--- Task goal ---
Exclude the pictures and reproduce the remaining data exactly as written.

--- Dataset entries ---
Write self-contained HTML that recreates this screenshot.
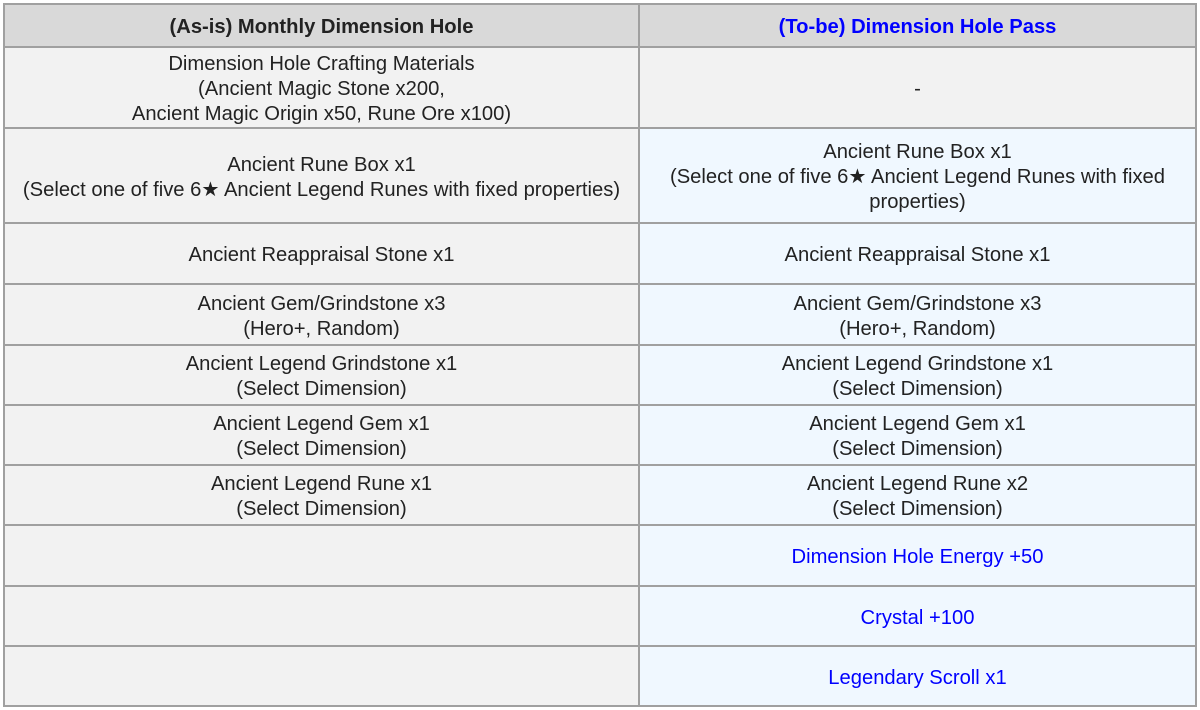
<!DOCTYPE html>
<html>
<head>
<meta charset="utf-8">
<style>
  html, body { margin:0; padding:0; background:#fff; }
  body { width:1200px; height:710px; position:relative; overflow:hidden;
         font-family:"Liberation Sans", "DejaVu Sans", sans-serif; font-size:20.2px; color:#222; }
  .c { position:absolute; display:flex; align-items:center; justify-content:center;
       text-align:center; line-height:25px; box-sizing:border-box; padding:4px 8px 0 8px; }
  .h { background:#d9d9d9; font-weight:bold; }
  .g { background:#f2f2f2; }
  .b { background:#f0f8ff; }
  .blue { color:#0000ff; }
  .hl { position:absolute; left:3px; width:1194px; height:2px; background:#a0a0a0; }
  .vl { position:absolute; top:3px; height:704px; width:2px; background:#a0a0a0; }
</style>
</head>
<body>
  <!-- header -->
  <div class="c h" style="left:4px;top:4px;width:635px;height:43px;">(As-is) Monthly Dimension Hole</div>
  <div class="c h blue" style="left:639px;top:4px;width:557px;height:43px;">(To-be) Dimension Hole Pass</div>

  <!-- row 1 -->
  <div class="c g" style="left:4px;top:47px;width:635px;height:81px;">Dimension Hole Crafting Materials<br>(Ancient Magic Stone x200,<br>Ancient Magic Origin x50, Rune Ore x100)</div>
  <div class="c g" style="left:639px;top:47px;width:557px;height:81px;">-</div>

  <!-- row 2 -->
  <div class="c g" style="left:4px;top:128px;width:635px;height:95px;">Ancient Rune Box x1<br>(Select one of five 6★ Ancient Legend Runes with fixed properties)</div>
  <div class="c b" style="left:639px;top:128px;width:557px;height:95px;padding:4px 20px 0 20px;">Ancient Rune Box x1<br>(Select one of five 6★ Ancient Legend Runes with fixed properties)</div>

  <!-- row 3 -->
  <div class="c g" style="left:4px;top:223px;width:635px;height:61px;">Ancient Reappraisal Stone x1</div>
  <div class="c b" style="left:639px;top:223px;width:557px;height:61px;">Ancient Reappraisal Stone x1</div>

  <!-- row 4 -->
  <div class="c g" style="left:4px;top:284px;width:635px;height:61px;">Ancient Gem/Grindstone x3<br>(Hero+, Random)</div>
  <div class="c b" style="left:639px;top:284px;width:557px;height:61px;">Ancient Gem/Grindstone x3<br>(Hero+, Random)</div>

  <!-- row 5 -->
  <div class="c g" style="left:4px;top:345px;width:635px;height:60px;">Ancient Legend Grindstone x1<br>(Select Dimension)</div>
  <div class="c b" style="left:639px;top:345px;width:557px;height:60px;">Ancient Legend Grindstone x1<br>(Select Dimension)</div>

  <!-- row 6 -->
  <div class="c g" style="left:4px;top:405px;width:635px;height:60px;">Ancient Legend Gem x1<br>(Select Dimension)</div>
  <div class="c b" style="left:639px;top:405px;width:557px;height:60px;">Ancient Legend Gem x1<br>(Select Dimension)</div>

  <!-- row 7 -->
  <div class="c g" style="left:4px;top:465px;width:635px;height:60px;">Ancient Legend Rune x1<br>(Select Dimension)</div>
  <div class="c b" style="left:639px;top:465px;width:557px;height:60px;">Ancient Legend Rune x2<br>(Select Dimension)</div>

  <!-- row 8 -->
  <div class="c g" style="left:4px;top:525px;width:635px;height:61px;"></div>
  <div class="c b blue" style="left:639px;top:525px;width:557px;height:61px;">Dimension Hole Energy +50</div>

  <!-- row 9 -->
  <div class="c g" style="left:4px;top:586px;width:635px;height:60px;"></div>
  <div class="c b blue" style="left:639px;top:586px;width:557px;height:60px;">Crystal +100</div>

  <!-- row 10 -->
  <div class="c g" style="left:4px;top:646px;width:635px;height:60px;"></div>
  <div class="c b blue" style="left:639px;top:646px;width:557px;height:60px;">Legendary Scroll x1</div>

  <!-- grid lines -->
  <div class="hl" style="top:3px;"></div>
  <div class="hl" style="top:46px;"></div>
  <div class="hl" style="top:127px;"></div>
  <div class="hl" style="top:222px;"></div>
  <div class="hl" style="top:283px;"></div>
  <div class="hl" style="top:344px;"></div>
  <div class="hl" style="top:404px;"></div>
  <div class="hl" style="top:464px;"></div>
  <div class="hl" style="top:524px;"></div>
  <div class="hl" style="top:585px;"></div>
  <div class="hl" style="top:645px;"></div>
  <div class="hl" style="top:705px;"></div>
  <div class="vl" style="left:3px;"></div>
  <div class="vl" style="left:638px;"></div>
  <div class="vl" style="left:1195px;"></div>
</body>
</html>
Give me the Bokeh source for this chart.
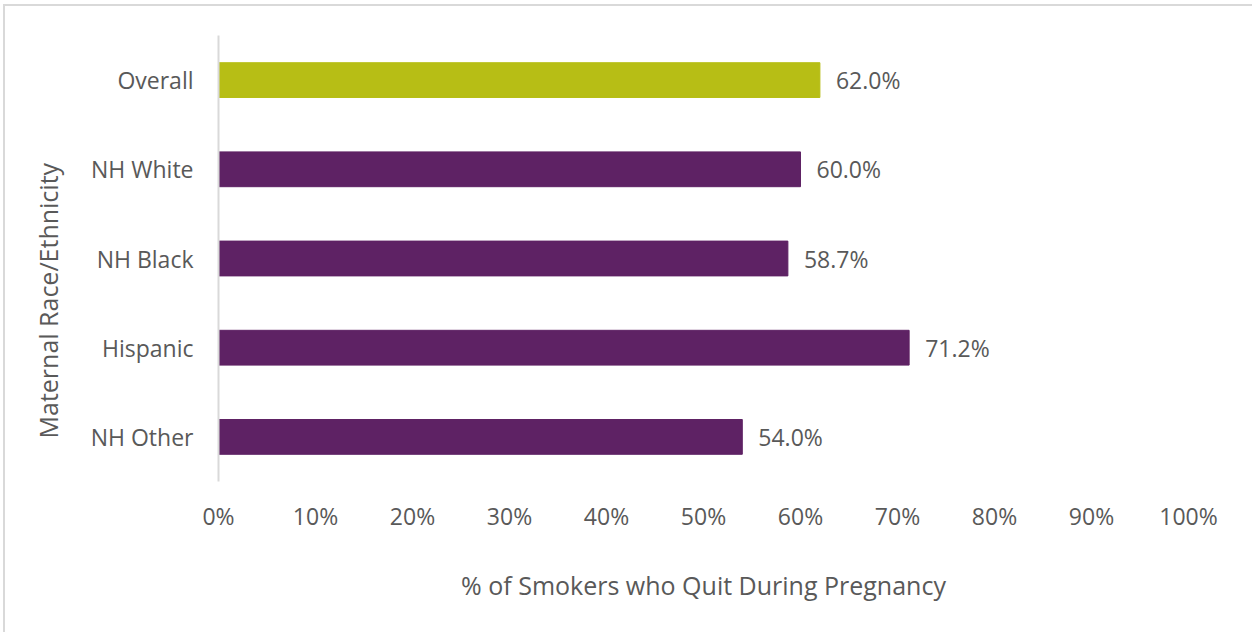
from bokeh.plotting import figure
from bokeh.models import ColumnDataSource, FactorRange, FixedTicker, CustomJSTickFormatter, Title
from bokeh.core.properties import value
from bokeh.embed import file_html
from bokeh.resources import INLINE

categories = ["Overall", "NH White", "NH Black", "Hispanic", "NH Other"]
pct_quit = [62.0, 60.0, 58.7, 71.2, 54.0]
bar_colors = ["#B7BE15", "#5E2264", "#5E2264", "#5E2264", "#5E2264"]
x_ticks = [0, 10, 20, 30, 40, 50, 60, 70, 80, 90, 100]
x_title = "% of Smokers who Quit During Pregnancy"
y_title = "Maternal Race/Ethnicity"

FONT = "Open Sans"
TXT = "#595959"

src = ColumnDataSource(dict(
    cat=categories,
    val=pct_quit,
    color=bar_colors,
    label=[f"{v:.1f}%" for v in pct_quit],
))

p = figure(
    width=1249, height=628,
    y_range=FactorRange(*reversed(categories)),
    x_range=(0, 100),
    output_backend="svg", toolbar_location=None,
    min_border_left=213, min_border_right=66, min_border_top=29, min_border_bottom=153,
)
p.styles = {"border-left": "2px solid #d9d9d9", "border-top": "2px solid #d9d9d9",
            "margin-left": "3px", "margin-top": "4px"}

p.hbar(y="cat", right="val", left=0, height=0.39, color="color", source=src)
p.text(x="val", y="cat", text="label", source=src, x_offset=16,
       text_baseline="middle", text_align="left",
       text_font=value(FONT), text_font_size="23px", text_color=TXT)

p.outline_line_color = None
p.grid.grid_line_color = None
p.background_fill_color = "white"
p.border_fill_color = "white"

xa = p.xaxis[0]
xa.ticker = FixedTicker(ticks=x_ticks)
xa.formatter = CustomJSTickFormatter(code="return tick.toFixed(0) + '%';")
xa.axis_line_color = None
xa.major_tick_line_color = None
xa.minor_tick_line_color = None
xa.major_label_standoff = 12
xa.major_label_text_font = FONT
xa.major_label_text_font_size = "23px"
xa.major_label_text_color = TXT

ya = p.yaxis[0]
ya.axis_line_color = "#d9d9d9"
ya.axis_line_width = 2
ya.major_tick_line_color = None
ya.minor_tick_line_color = None
ya.major_label_standoff = 19
ya.major_label_text_font = FONT
ya.major_label_text_font_size = "23px"
ya.major_label_text_color = TXT

p.add_layout(Title(text=x_title, align="center", standoff=62,
                   text_font=FONT, text_font_size="25px", text_font_style="normal",
                   text_color=TXT), "below")
p.add_layout(Title(text=y_title, align="left", vertical_align="top", standoff=42, offset=43,
                   text_font=FONT, text_font_size="25px", text_font_style="normal",
                   text_color=TXT), "left")

open("out.html", "w").write(file_html(p, INLINE))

--- The output ---
Write self-contained HTML that recreates this screenshot.
<!DOCTYPE html>
<html>
<head>
<meta charset="utf-8">
<style>
  html, body { margin:0; padding:0; background:#fff; }
  body { width:1200px; height:710px; position:relative; overflow:hidden;
         font-family:"Liberation Sans", "DejaVu Sans", sans-serif; font-size:20.2px; color:#222; }
  .c { position:absolute; display:flex; align-items:center; justify-content:center;
       text-align:center; line-height:25px; box-sizing:border-box; padding:4px 8px 0 8px; }
  .h { background:#d9d9d9; font-weight:bold; }
  .g { background:#f2f2f2; }
  .b { background:#f0f8ff; }
  .blue { color:#0000ff; }
  .hl { position:absolute; left:3px; width:1194px; height:2px; background:#a0a0a0; }
  .vl { position:absolute; top:3px; height:704px; width:2px; background:#a0a0a0; }
</style>
</head>
<body>
  <!-- header -->
  <div class="c h" style="left:4px;top:4px;width:635px;height:43px;">(As-is) Monthly Dimension Hole</div>
  <div class="c h blue" style="left:639px;top:4px;width:557px;height:43px;">(To-be) Dimension Hole Pass</div>

  <!-- row 1 -->
  <div class="c g" style="left:4px;top:47px;width:635px;height:81px;">Dimension Hole Crafting Materials<br>(Ancient Magic Stone x200,<br>Ancient Magic Origin x50, Rune Ore x100)</div>
  <div class="c g" style="left:639px;top:47px;width:557px;height:81px;">-</div>

  <!-- row 2 -->
  <div class="c g" style="left:4px;top:128px;width:635px;height:95px;">Ancient Rune Box x1<br>(Select one of five 6★ Ancient Legend Runes with fixed properties)</div>
  <div class="c b" style="left:639px;top:128px;width:557px;height:95px;padding:4px 20px 0 20px;">Ancient Rune Box x1<br>(Select one of five 6★ Ancient Legend Runes with fixed properties)</div>

  <!-- row 3 -->
  <div class="c g" style="left:4px;top:223px;width:635px;height:61px;">Ancient Reappraisal Stone x1</div>
  <div class="c b" style="left:639px;top:223px;width:557px;height:61px;">Ancient Reappraisal Stone x1</div>

  <!-- row 4 -->
  <div class="c g" style="left:4px;top:284px;width:635px;height:61px;">Ancient Gem/Grindstone x3<br>(Hero+, Random)</div>
  <div class="c b" style="left:639px;top:284px;width:557px;height:61px;">Ancient Gem/Grindstone x3<br>(Hero+, Random)</div>

  <!-- row 5 -->
  <div class="c g" style="left:4px;top:345px;width:635px;height:60px;">Ancient Legend Grindstone x1<br>(Select Dimension)</div>
  <div class="c b" style="left:639px;top:345px;width:557px;height:60px;">Ancient Legend Grindstone x1<br>(Select Dimension)</div>

  <!-- row 6 -->
  <div class="c g" style="left:4px;top:405px;width:635px;height:60px;">Ancient Legend Gem x1<br>(Select Dimension)</div>
  <div class="c b" style="left:639px;top:405px;width:557px;height:60px;">Ancient Legend Gem x1<br>(Select Dimension)</div>

  <!-- row 7 -->
  <div class="c g" style="left:4px;top:465px;width:635px;height:60px;">Ancient Legend Rune x1<br>(Select Dimension)</div>
  <div class="c b" style="left:639px;top:465px;width:557px;height:60px;">Ancient Legend Rune x2<br>(Select Dimension)</div>

  <!-- row 8 -->
  <div class="c g" style="left:4px;top:525px;width:635px;height:61px;"></div>
  <div class="c b blue" style="left:639px;top:525px;width:557px;height:61px;">Dimension Hole Energy +50</div>

  <!-- row 9 -->
  <div class="c g" style="left:4px;top:586px;width:635px;height:60px;"></div>
  <div class="c b blue" style="left:639px;top:586px;width:557px;height:60px;">Crystal +100</div>

  <!-- row 10 -->
  <div class="c g" style="left:4px;top:646px;width:635px;height:60px;"></div>
  <div class="c b blue" style="left:639px;top:646px;width:557px;height:60px;">Legendary Scroll x1</div>

  <!-- grid lines -->
  <div class="hl" style="top:3px;"></div>
  <div class="hl" style="top:46px;"></div>
  <div class="hl" style="top:127px;"></div>
  <div class="hl" style="top:222px;"></div>
  <div class="hl" style="top:283px;"></div>
  <div class="hl" style="top:344px;"></div>
  <div class="hl" style="top:404px;"></div>
  <div class="hl" style="top:464px;"></div>
  <div class="hl" style="top:524px;"></div>
  <div class="hl" style="top:585px;"></div>
  <div class="hl" style="top:645px;"></div>
  <div class="hl" style="top:705px;"></div>
  <div class="vl" style="left:3px;"></div>
  <div class="vl" style="left:638px;"></div>
  <div class="vl" style="left:1195px;"></div>
</body>
</html>
Give me the Bokeh source for this chart.
from bokeh.plotting import figure
from bokeh.models import ColumnDataSource, FactorRange, FixedTicker, CustomJSTickFormatter, Title
from bokeh.core.properties import value
from bokeh.embed import file_html
from bokeh.resources import INLINE

categories = ["Overall", "NH White", "NH Black", "Hispanic", "NH Other"]
pct_quit = [62.0, 60.0, 58.7, 71.2, 54.0]
bar_colors = ["#B7BE15", "#5E2264", "#5E2264", "#5E2264", "#5E2264"]
x_ticks = [0, 10, 20, 30, 40, 50, 60, 70, 80, 90, 100]
x_title = "% of Smokers who Quit During Pregnancy"
y_title = "Maternal Race/Ethnicity"

FONT = "Open Sans"
TXT = "#595959"

src = ColumnDataSource(dict(
    cat=categories,
    val=pct_quit,
    color=bar_colors,
    label=[f"{v:.1f}%" for v in pct_quit],
))

p = figure(
    width=1249, height=628,
    y_range=FactorRange(*reversed(categories)),
    x_range=(0, 100),
    output_backend="svg", toolbar_location=None,
    min_border_left=213, min_border_right=66, min_border_top=29, min_border_bottom=153,
)
p.styles = {"border-left": "2px solid #d9d9d9", "border-top": "2px solid #d9d9d9",
            "margin-left": "3px", "margin-top": "4px"}

p.hbar(y="cat", right="val", left=0, height=0.39, color="color", source=src)
p.text(x="val", y="cat", text="label", source=src, x_offset=16,
       text_baseline="middle", text_align="left",
       text_font=value(FONT), text_font_size="23px", text_color=TXT)

p.outline_line_color = None
p.grid.grid_line_color = None
p.background_fill_color = "white"
p.border_fill_color = "white"

xa = p.xaxis[0]
xa.ticker = FixedTicker(ticks=x_ticks)
xa.formatter = CustomJSTickFormatter(code="return tick.toFixed(0) + '%';")
xa.axis_line_color = None
xa.major_tick_line_color = None
xa.minor_tick_line_color = None
xa.major_label_standoff = 12
xa.major_label_text_font = FONT
xa.major_label_text_font_size = "23px"
xa.major_label_text_color = TXT

ya = p.yaxis[0]
ya.axis_line_color = "#d9d9d9"
ya.axis_line_width = 2
ya.major_tick_line_color = None
ya.minor_tick_line_color = None
ya.major_label_standoff = 19
ya.major_label_text_font = FONT
ya.major_label_text_font_size = "23px"
ya.major_label_text_color = TXT

p.add_layout(Title(text=x_title, align="center", standoff=62,
                   text_font=FONT, text_font_size="25px", text_font_style="normal",
                   text_color=TXT), "below")
p.add_layout(Title(text=y_title, align="left", vertical_align="top", standoff=42, offset=43,
                   text_font=FONT, text_font_size="25px", text_font_style="normal",
                   text_color=TXT), "left")

open("out.html", "w").write(file_html(p, INLINE))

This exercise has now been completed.